Siamo nella Napoli della Belle Epoque, a inizio Novecento. Eduardo Scarpetta è la star incontrastata. Un divo del teatro popolare. Un attore/autore straripante. Un padre “amorale” di figli che lo chiamano papà (pochissimi) e altri che lo chiamano zio. Figli avuti dalla moglie, dalla nipote della moglie e dalla sorella della donna. Tra questi eredi, i mai riconosciuti Eduardo, Titina e Peppino De Filippo. Famoso per la maschera di Felice Sciosciammocca, diventata più popolare di Pulcinella, a un certo punto si ritrova portato in tribunale da Gabriele D’Annunzio. Il primo caso di plagio della nostra stori. Per Toni Servillo: “Questo è il film che volevamo fare da 40 anni, io e Mario. Ci conosciamo da allora. Abbiamo lavorato insieme da allora, quando fondammo Teatri uniti.Per me Scarpetta è un animale che fagocita tutto quello che incontra. In lui vita e teatro coincidono. Le tende di casa si confondono con il sipario… Come tutti gli animali, delinea i confini del suo territorio. E assorbe tutto quello che contengono: donne, figli, collaboratori, attori. Tutto si mischia: nascite e debutti, trionfi e insuccessi, esaltazioni e delusioni. Sono un attore che interpreta un attore che mette in scena la vita attraverso il suo corpo… La vita e la sua vitalità”.
Un patriarca amorale
Ho pensato fosse venuto il momento di affrontarlo. Scarpetta era un genio del teatro e un patriarca amorale spinto da una fame incredibile di riscatto sociale, una rivalsa che lo spinge a scrivere Qui rido io sulla sua villa di Posillipo. Un uomo primordiale che aveva figli con la moglie Rosa, con la sorella di lei, con la nipote della moglie e pur non riconoscendoli li fa studiare tutti, maschi e femmine, e tutti diventano attori della sua compagnia, o geni drammaturghi come Eduardo De Filippo. Il film vuole raccontare il mistero di Scarpetta, ma anche la forza creativa della Napoli di fine ‘800, una citta’ dove ad esempio nacque il cinema.
Un seme potentissimo
Nel film c’e’ una inquadratura girata a Napoli nel 1895 dai fratelli Lumière e dove lavorava Elvira Notari che e’ stata la prima regista in assoluto in Italia e una delle prime della storia del cinema mondiale.
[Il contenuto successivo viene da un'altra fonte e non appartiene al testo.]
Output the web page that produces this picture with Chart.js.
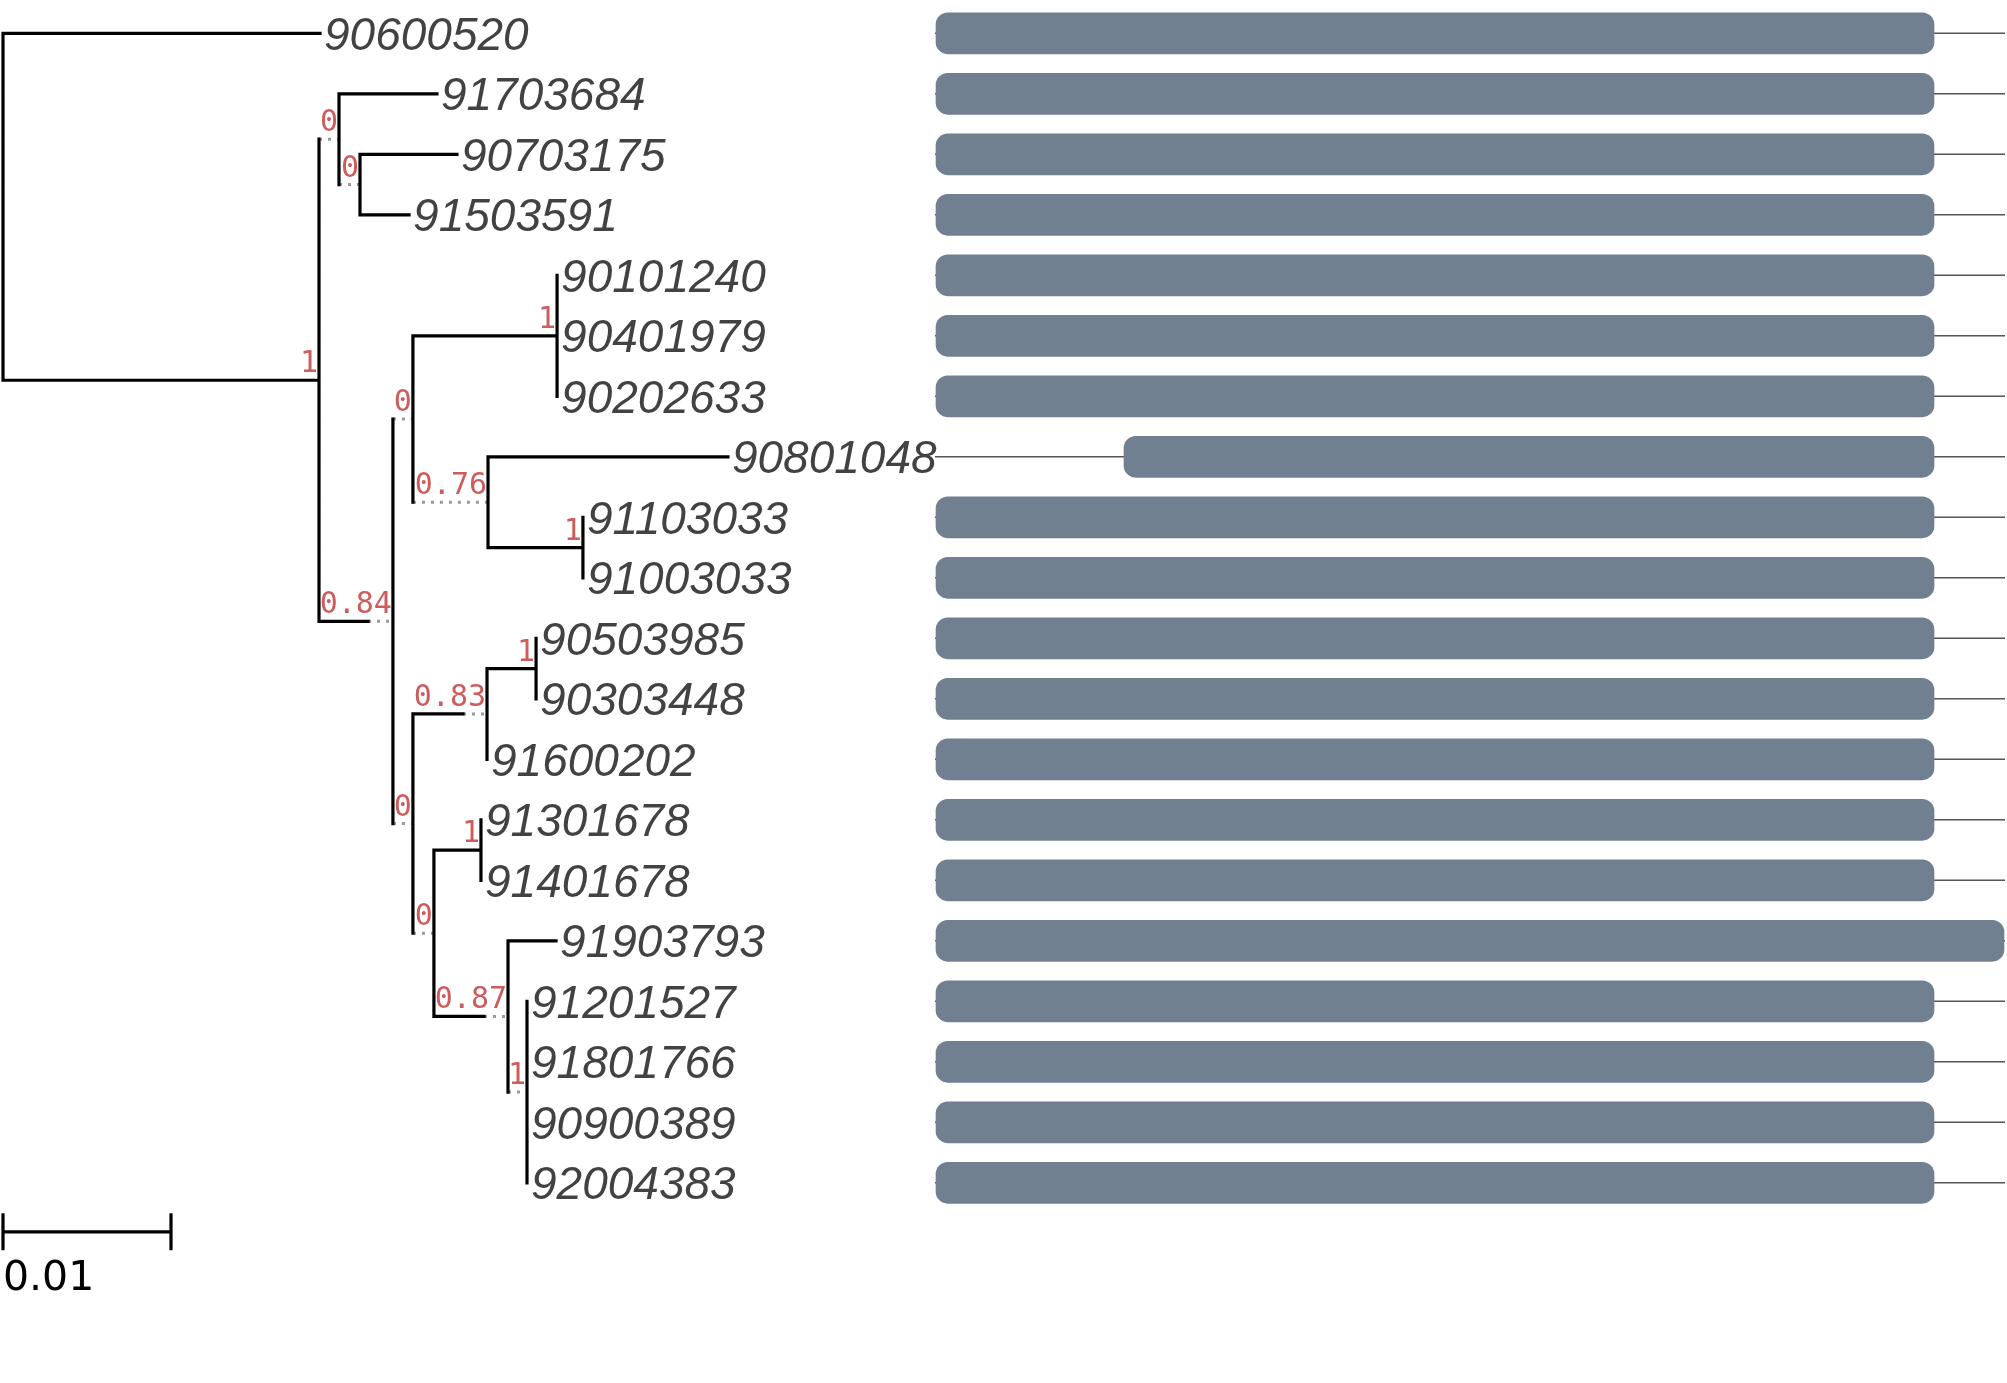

In questo ambiente si muove Scarpetta, che divora Pulcinella e il teatro San Carlino, per diventare attore e drammaturgo osannato della sua citta’ . Un uomo che divora la vita come il teatro, con figli sparsi cui sembra dare un seme potentissimo di creativita’ se non di genio. Nella sua casa c’era anche il dolore, quasi rassegnato, delle donne e dei figli, come Peppino De Filippo che lo detestava ed Eduardo che non ne ha mai voluto parlare come padre ma solo come artista.
Un romanzo per immagini
È un film sul teatro. Sulla paternità. Dei figli che si mettono al mondo e della propria opera. Eduardo Scarpetta è stato un autore geniale. Che a un certo punto si è scontrato/è stato punito dalla propria ambizione, come accadeva agli eroi della mitologia greca. La causa che gli intenta Gabriele D’Annunzio arriva al culmine della sua fama e dà il via alla sua “discesa”. In realtà lui non si ritirò, ma quella fu una crepa che non si richiuse mai. E oggi, il suo nome è ancora ricordato. Mentre chi all’epoca lo “tradì”, i suoi giovani collaboratori, sono dimenticati. Siamo partiti dalla sua autobiografia, abbiamo consultato tutto il materiale disponibile su di lui, gli articoli e gli atti giudiziari. Per poi creare un romanzo per immagini. Eduardo ereditò da lui il suo talento e una creatività ancora maggiore come autore, lo rispettò e amò. Ma non potè mai chiamarlo padre. E non ebbe mai il suo cognome. Scarpetta diede una casa ai suoi figli li fece studiare – figlie comprese -, li aiutò sempre. Ma non diede mai il suo cognome ai figli fuori del matrimonio. E dalla moglie ne ebbe uno solo, che ereditò la sua compagnia. Gli altri dovettero farcela da soli… Quando morì, Eduardo, Titina e Peppino De Filippo erano già famosi. C’erano anche loro al suo funerale pubblico. Ma non furono menzionati dalle cronache dei giornali. Erano i figli illegittimi. Come per Scarpetta stesso, non potevano esistere.